Science and technology absent the U.S. Civil War
We all know that science and technology exploded in the period following the U.S. Civil War. Edison, Telsa, Westinghouse, Bell, Marconi etc. etc. The enormous investment in industry and technology necessary for the North to conquer the South, the production of a million man army for General Grant, the extermination of 2% of the total U.S. population in just a few years were an enormous incentive for the lethargic bureaucracies of intitutions and governments to actually be productive, for a change. And, they were! In order to win the war, machine tools, steam engines, telegraph systems, mechanical design, observation balloons, steel production, systems of industrial production etc. etc. etc. had to advance exponentially, so, unlike the usual preference of those in power for status quo., there was actually, really, rapid progress.

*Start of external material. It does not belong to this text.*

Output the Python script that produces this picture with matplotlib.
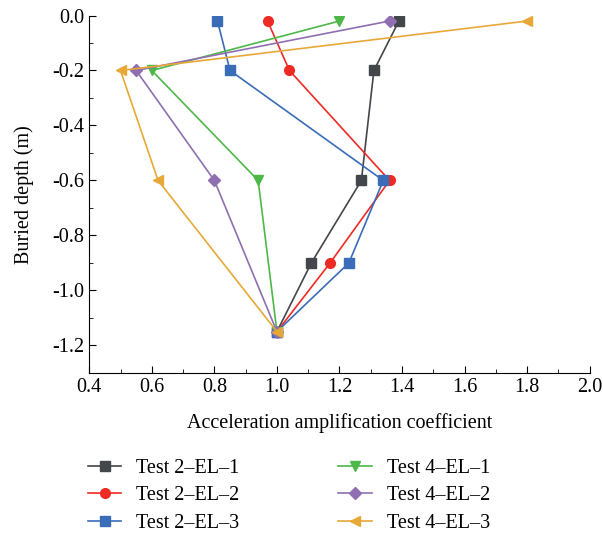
import numpy as np
import matplotlib
matplotlib.use('Agg')
import matplotlib.pyplot as plt
from matplotlib.ticker import MultipleLocator

# depths (m)
depth_a = [-0.02, -0.2, -0.6, -0.9, -1.15]
depth_b = [-0.02, -0.2, -0.6, -1.15]

t2_el1 = [1.39, 1.31, 1.27, 1.11, 1.0]
t2_el2 = [0.97, 1.04, 1.36, 1.17, 1.0]
t2_el3 = [0.81, 0.85, 1.34, 1.23, 1.0]
t4_el1 = [1.20, 0.60, 0.94, 1.0]
t4_el2 = [1.36, 0.55, 0.80, 1.0]
t4_el3 = [1.80, 0.50, 0.62, 1.0]

labels = ["Test 2\u2013EL\u20131", "Test 2\u2013EL\u20132", "Test 2\u2013EL\u20133",
          "Test 4\u2013EL\u20131", "Test 4\u2013EL\u20132", "Test 4\u2013EL\u20133"]


def main():
    plt.rcParams['font.family'] = ['Liberation Serif', 'DejaVu Serif']
    plt.rcParams['axes.unicode_minus'] = True

    fig = plt.figure(figsize=(6.03, 5.35), dpi=100)
    ax = fig.add_axes([0.148, 0.303, 0.83, 0.668])

    ax.plot(t2_el1, depth_a, marker='s', color='#43464b', markersize=6.5, lw=1.2, label=labels[0])
    ax.plot(t2_el2, depth_a, marker='o', color='#ee2a24', markersize=7, lw=1.2, label=labels[1])
    ax.plot(t2_el3, depth_a, marker='s', color='#3a6cb8', markersize=6.5, lw=1.2, label=labels[2])
    ax.plot(t4_el1, depth_b, marker='v', color='#4db848', markersize=7.5, lw=1.2, label=labels[3])
    ax.plot(t4_el2, depth_b, marker='D', color='#8f6fb1', markersize=6, lw=1.2, label=labels[4])
    ax.plot(t4_el3, depth_b, marker='<', color='#e8a838', markersize=7.5, lw=1.2, label=labels[5])

    ax.set_xlim(0.4, 2.0)
    ax.set_ylim(-1.3, 0.0)
    ax.xaxis.set_major_locator(MultipleLocator(0.2))
    ax.xaxis.set_minor_locator(MultipleLocator(0.1))
    ax.yaxis.set_major_locator(MultipleLocator(0.2))
    ax.yaxis.set_minor_locator(MultipleLocator(0.1))
    ax.xaxis.set_major_formatter(matplotlib.ticker.FormatStrFormatter('%.1f'))
    ax.yaxis.set_major_formatter(matplotlib.ticker.FormatStrFormatter('%.1f'))
    ax.tick_params(which='both', direction='in', labelsize=14.5)
    ax.tick_params(which='major', length=5)
    ax.tick_params(which='minor', length=3)
    ax.spines['top'].set_visible(False)
    ax.spines['right'].set_visible(False)

    ax.set_xlabel("Acceleration amplification coefficient", fontsize=14.5, labelpad=12)
    ax.set_ylabel("Buried depth (m)", fontsize=14.5, labelpad=13)

    fig.legend(loc='upper left', bbox_to_anchor=(0.146, 0.143), ncol=2, frameon=False,
               fontsize=14.5, handlelength=1.65, handletextpad=0.75, columnspacing=4.9,
               labelspacing=0.42, borderpad=0, borderaxespad=0)

    plt.savefig('out.png', dpi=100)


if __name__ == "__main__":
    main()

And, this continued for some decades, during peacetime, by sheer inertia. But, suppose there was no U.S. Civil War. Suppose my old buddy Dan Sickles keeps out of trouble, gets the Democratic Party Nomination for President, and, surprising everyone but himself, beats the pants off Honest Abe, in 1860! I sure think old Dan Sickles could have done it too!
So, Dan Sickles negotiates a gradual end to slavery over a period of a decade or two, with the Southern States, and there is no U.S. Civil War. What is the effect on Science and technology?
I'd say, we're still stuck in nineteenth century "Steampunk". There simply isn't the financial or industrial infrastructure to support people like Edison, Tesla, Westinghouse, Bell, Marconi, Ford etc. etc. etc. They simply never happen. And, the Industrial Revolution more or less stalls at mid-nineteenth century. Institutions and governments are lost in endless trivia and running around in circles like they usually are, and no real progress ever occurs.